▼

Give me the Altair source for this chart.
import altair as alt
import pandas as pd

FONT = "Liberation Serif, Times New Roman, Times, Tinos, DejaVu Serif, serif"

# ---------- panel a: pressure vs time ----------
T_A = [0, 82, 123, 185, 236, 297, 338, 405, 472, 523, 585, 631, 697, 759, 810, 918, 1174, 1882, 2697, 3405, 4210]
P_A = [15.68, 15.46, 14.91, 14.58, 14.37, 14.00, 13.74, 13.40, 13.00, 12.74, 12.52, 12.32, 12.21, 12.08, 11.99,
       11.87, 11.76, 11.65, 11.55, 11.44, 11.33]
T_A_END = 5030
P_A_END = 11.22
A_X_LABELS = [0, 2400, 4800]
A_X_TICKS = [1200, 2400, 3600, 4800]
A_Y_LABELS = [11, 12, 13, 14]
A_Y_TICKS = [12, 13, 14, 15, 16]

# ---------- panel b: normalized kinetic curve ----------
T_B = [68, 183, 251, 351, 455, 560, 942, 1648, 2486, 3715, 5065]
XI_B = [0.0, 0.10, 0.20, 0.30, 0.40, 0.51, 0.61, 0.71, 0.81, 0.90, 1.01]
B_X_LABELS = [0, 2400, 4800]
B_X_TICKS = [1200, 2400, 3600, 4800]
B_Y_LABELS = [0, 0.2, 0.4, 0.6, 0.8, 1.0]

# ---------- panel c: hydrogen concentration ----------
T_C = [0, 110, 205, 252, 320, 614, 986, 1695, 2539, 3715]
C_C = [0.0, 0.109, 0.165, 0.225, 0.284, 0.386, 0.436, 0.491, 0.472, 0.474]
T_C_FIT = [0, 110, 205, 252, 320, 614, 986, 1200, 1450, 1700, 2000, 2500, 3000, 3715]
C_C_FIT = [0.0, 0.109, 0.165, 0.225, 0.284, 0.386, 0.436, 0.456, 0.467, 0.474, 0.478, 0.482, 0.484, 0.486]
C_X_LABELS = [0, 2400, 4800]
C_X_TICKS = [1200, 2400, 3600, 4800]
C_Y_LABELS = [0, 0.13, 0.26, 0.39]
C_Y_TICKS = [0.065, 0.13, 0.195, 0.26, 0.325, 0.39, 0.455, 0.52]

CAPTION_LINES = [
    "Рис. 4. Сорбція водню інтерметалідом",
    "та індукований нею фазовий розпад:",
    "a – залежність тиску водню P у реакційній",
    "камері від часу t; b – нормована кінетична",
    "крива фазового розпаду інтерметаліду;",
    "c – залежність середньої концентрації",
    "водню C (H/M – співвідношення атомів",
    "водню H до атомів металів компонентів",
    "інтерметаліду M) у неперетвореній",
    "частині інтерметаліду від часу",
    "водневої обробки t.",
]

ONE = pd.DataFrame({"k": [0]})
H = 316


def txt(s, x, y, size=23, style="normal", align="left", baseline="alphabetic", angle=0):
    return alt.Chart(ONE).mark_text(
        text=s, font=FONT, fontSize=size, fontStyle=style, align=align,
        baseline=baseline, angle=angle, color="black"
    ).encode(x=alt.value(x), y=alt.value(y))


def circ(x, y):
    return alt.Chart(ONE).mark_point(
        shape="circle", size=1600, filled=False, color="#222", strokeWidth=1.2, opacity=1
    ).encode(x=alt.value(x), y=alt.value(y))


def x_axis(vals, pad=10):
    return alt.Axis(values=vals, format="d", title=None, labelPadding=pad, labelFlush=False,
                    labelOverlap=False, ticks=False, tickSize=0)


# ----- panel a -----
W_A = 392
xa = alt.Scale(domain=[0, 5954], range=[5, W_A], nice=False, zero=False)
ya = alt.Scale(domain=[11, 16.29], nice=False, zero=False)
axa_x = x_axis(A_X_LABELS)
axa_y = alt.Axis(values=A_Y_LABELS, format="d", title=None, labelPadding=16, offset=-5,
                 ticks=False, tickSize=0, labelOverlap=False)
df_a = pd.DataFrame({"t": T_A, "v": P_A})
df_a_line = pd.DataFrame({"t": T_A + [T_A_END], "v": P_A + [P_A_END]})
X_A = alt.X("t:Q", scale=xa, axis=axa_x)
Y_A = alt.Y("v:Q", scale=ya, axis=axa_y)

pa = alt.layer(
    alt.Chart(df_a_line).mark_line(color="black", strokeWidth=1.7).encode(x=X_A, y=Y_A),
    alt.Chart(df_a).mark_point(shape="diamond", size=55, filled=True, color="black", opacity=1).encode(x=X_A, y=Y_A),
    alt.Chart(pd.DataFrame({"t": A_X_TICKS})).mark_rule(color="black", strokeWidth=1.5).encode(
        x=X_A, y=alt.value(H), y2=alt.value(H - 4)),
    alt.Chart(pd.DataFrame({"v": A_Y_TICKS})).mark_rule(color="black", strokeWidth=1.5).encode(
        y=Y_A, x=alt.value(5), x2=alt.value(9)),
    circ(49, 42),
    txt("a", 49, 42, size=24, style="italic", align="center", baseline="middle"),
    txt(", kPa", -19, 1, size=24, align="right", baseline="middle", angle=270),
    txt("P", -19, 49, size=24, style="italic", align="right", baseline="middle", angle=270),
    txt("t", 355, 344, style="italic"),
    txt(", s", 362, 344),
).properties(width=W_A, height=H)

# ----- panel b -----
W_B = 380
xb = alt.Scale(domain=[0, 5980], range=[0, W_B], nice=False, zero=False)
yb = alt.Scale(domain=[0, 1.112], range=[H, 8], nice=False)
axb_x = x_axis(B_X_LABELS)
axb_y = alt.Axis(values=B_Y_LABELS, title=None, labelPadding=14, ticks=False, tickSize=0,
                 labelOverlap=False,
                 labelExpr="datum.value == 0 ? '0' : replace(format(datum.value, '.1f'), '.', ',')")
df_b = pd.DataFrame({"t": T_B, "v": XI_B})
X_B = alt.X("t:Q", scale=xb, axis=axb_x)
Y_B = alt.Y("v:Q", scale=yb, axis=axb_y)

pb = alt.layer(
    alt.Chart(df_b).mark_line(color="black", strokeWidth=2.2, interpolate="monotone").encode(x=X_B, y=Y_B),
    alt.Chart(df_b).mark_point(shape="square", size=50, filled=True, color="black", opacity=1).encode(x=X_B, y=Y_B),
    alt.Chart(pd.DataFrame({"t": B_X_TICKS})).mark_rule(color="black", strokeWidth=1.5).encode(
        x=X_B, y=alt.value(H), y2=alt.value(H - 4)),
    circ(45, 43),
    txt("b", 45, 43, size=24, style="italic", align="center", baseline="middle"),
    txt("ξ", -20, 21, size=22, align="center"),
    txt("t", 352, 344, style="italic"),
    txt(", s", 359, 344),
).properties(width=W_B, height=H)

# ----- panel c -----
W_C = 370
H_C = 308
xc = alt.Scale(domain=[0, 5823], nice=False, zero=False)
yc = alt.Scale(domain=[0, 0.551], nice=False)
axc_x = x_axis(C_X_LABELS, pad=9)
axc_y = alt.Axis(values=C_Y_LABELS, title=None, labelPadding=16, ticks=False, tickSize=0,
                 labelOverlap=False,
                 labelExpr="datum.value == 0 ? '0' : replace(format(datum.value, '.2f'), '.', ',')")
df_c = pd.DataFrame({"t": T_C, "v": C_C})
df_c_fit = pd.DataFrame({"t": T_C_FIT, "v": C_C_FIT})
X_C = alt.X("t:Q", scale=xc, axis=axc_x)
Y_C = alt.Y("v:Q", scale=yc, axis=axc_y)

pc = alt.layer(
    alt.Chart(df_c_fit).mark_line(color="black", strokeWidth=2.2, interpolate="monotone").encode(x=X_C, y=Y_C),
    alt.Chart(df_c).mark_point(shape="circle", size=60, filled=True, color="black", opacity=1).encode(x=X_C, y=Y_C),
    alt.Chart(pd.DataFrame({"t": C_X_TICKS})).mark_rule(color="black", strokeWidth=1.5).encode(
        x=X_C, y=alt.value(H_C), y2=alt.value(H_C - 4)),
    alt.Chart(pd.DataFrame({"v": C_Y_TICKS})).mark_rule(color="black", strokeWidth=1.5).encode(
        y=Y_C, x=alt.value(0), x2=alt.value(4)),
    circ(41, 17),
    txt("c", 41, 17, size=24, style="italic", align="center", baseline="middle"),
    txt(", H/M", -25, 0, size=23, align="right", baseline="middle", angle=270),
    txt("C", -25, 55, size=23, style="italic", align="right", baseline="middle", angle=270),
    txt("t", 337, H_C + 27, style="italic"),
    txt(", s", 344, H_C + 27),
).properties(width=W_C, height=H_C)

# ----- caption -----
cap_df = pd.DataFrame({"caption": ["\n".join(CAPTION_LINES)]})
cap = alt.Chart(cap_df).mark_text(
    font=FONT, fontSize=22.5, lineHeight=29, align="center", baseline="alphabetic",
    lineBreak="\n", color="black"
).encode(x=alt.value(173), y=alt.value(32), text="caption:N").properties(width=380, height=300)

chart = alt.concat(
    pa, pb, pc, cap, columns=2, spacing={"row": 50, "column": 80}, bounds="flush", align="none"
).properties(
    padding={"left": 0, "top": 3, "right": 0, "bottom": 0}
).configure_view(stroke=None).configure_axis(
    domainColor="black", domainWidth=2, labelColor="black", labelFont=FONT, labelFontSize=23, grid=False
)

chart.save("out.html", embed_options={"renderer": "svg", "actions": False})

▲

◆ **Task instructions**: What you return should be the lines from the start of the data through the line with "Serif, Times New", quoted exactly and nothing more.

◆ **Written response**:
Give me the Altair source for this chart.
import altair as alt
import pandas as pd

FONT = "Liberation Serif, Times New Roman, Times, Tinos, DejaVu Serif, serif"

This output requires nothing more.